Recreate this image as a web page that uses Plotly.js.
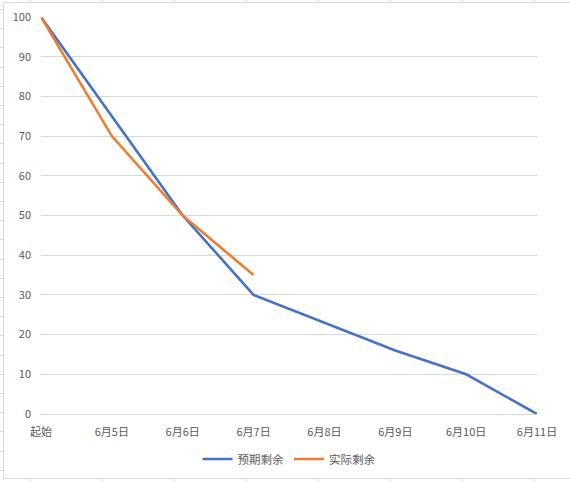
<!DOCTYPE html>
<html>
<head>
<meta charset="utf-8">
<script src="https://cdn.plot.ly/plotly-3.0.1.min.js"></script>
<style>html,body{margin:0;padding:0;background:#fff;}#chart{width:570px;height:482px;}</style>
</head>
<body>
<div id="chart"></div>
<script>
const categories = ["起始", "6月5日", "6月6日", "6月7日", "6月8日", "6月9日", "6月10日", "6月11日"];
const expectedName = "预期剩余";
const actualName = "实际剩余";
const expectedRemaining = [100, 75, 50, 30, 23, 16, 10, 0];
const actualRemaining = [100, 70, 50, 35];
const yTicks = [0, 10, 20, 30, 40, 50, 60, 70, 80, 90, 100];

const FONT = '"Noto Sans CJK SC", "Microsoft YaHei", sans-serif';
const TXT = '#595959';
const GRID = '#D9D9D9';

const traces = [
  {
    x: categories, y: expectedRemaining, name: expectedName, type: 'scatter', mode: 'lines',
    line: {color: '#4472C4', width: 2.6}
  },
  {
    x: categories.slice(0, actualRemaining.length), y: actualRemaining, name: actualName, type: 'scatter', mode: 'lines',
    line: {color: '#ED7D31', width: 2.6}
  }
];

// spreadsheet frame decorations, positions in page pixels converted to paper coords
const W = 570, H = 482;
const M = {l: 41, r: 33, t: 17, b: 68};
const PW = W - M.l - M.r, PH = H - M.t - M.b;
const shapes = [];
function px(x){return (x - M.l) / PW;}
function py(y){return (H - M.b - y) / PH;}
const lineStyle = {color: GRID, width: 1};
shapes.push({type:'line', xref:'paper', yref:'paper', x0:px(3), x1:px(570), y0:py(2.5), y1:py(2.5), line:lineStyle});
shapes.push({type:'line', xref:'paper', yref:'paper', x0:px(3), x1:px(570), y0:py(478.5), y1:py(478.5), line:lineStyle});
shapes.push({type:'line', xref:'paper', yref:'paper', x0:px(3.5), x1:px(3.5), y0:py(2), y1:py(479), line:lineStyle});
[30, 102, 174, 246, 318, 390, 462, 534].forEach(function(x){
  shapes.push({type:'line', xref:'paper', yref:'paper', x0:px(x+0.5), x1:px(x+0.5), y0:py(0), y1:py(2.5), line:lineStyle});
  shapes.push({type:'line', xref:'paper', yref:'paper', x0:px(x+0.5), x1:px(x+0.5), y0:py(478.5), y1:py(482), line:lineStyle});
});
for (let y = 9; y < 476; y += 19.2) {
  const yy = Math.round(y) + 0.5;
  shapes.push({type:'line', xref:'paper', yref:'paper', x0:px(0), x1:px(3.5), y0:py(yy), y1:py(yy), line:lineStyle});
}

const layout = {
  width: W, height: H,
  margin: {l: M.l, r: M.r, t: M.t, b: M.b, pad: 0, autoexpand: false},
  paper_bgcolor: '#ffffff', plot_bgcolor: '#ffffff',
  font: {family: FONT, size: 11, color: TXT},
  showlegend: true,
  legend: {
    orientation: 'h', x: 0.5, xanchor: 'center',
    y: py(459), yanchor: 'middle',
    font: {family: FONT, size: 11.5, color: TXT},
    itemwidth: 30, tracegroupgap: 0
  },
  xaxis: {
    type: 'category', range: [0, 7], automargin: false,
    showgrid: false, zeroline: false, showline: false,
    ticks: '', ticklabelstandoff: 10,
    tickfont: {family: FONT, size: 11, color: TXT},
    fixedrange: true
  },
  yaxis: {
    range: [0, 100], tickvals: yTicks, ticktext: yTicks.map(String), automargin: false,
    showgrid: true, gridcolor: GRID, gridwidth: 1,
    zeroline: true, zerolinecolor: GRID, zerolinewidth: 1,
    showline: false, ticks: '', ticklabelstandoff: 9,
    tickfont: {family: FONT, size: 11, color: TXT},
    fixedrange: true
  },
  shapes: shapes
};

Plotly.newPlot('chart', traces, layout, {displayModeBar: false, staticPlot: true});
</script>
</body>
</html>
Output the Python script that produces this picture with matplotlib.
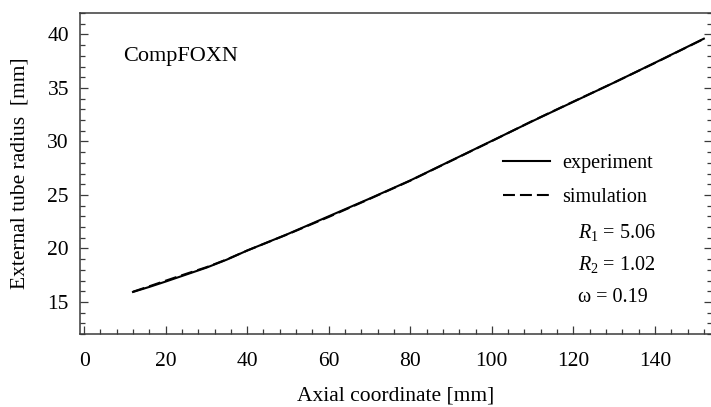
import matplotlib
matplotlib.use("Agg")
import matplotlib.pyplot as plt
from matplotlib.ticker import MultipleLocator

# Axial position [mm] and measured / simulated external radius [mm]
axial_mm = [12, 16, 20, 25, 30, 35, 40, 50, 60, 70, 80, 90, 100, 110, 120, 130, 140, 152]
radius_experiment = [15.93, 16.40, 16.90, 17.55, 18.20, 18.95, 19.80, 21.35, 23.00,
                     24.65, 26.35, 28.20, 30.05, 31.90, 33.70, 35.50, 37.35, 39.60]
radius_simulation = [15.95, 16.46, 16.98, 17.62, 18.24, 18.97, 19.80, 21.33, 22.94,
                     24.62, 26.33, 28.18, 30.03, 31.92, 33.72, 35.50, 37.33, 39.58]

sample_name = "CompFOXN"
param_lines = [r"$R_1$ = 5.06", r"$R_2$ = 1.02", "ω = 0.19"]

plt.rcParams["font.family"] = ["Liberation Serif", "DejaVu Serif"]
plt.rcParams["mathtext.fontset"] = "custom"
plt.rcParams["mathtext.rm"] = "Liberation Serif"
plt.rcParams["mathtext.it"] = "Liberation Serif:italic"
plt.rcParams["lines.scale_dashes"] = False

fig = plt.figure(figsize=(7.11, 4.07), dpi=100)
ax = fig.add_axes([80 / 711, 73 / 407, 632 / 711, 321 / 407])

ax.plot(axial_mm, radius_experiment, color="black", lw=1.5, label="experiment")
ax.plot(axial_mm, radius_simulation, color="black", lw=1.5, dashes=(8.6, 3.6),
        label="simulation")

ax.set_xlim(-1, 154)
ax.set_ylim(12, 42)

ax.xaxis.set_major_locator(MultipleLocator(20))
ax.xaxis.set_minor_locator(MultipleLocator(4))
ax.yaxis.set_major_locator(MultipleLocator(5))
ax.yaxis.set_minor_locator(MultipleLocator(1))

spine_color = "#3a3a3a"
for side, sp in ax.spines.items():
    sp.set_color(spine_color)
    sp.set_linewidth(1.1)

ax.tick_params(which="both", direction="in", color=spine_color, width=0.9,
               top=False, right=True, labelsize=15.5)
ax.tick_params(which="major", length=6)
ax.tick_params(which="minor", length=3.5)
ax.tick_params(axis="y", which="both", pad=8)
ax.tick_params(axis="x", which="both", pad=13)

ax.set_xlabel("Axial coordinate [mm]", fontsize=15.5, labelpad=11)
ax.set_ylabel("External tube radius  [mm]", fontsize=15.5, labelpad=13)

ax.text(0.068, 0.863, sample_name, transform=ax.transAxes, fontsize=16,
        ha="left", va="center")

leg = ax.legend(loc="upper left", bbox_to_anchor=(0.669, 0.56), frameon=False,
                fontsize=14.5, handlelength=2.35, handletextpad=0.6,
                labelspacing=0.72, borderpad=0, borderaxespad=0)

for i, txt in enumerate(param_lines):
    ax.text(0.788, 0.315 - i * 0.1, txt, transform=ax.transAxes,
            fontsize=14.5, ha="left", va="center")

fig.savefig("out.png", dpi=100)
***
▸ What is required
Pictures stay out. Repeat only the lines from the beginning of the data through the line that has "const GRID = '#D9D9D9';".

▸ Response to this exercise
Recreate this image as a web page that uses Plotly.js.
<!DOCTYPE html>
<html>
<head>
<meta charset="utf-8">
<script src="https://cdn.plot.ly/plotly-3.0.1.min.js"></script>
<style>html,body{margin:0;padding:0;background:#fff;}#chart{width:570px;height:482px;}</style>
</head>
<body>
<div id="chart"></div>
<script>
const categories = ["起始", "6月5日", "6月6日", "6月7日", "6月8日", "6月9日", "6月10日", "6月11日"];
const expectedName = "预期剩余";
const actualName = "实际剩余";
const expectedRemaining = [100, 75, 50, 30, 23, 16, 10, 0];
const actualRemaining = [100, 70, 50, 35];
const yTicks = [0, 10, 20, 30, 40, 50, 60, 70, 80, 90, 100];

const FONT = '"Noto Sans CJK SC", "Microsoft YaHei", sans-serif';
const TXT = '#595959';
const GRID = '#D9D9D9';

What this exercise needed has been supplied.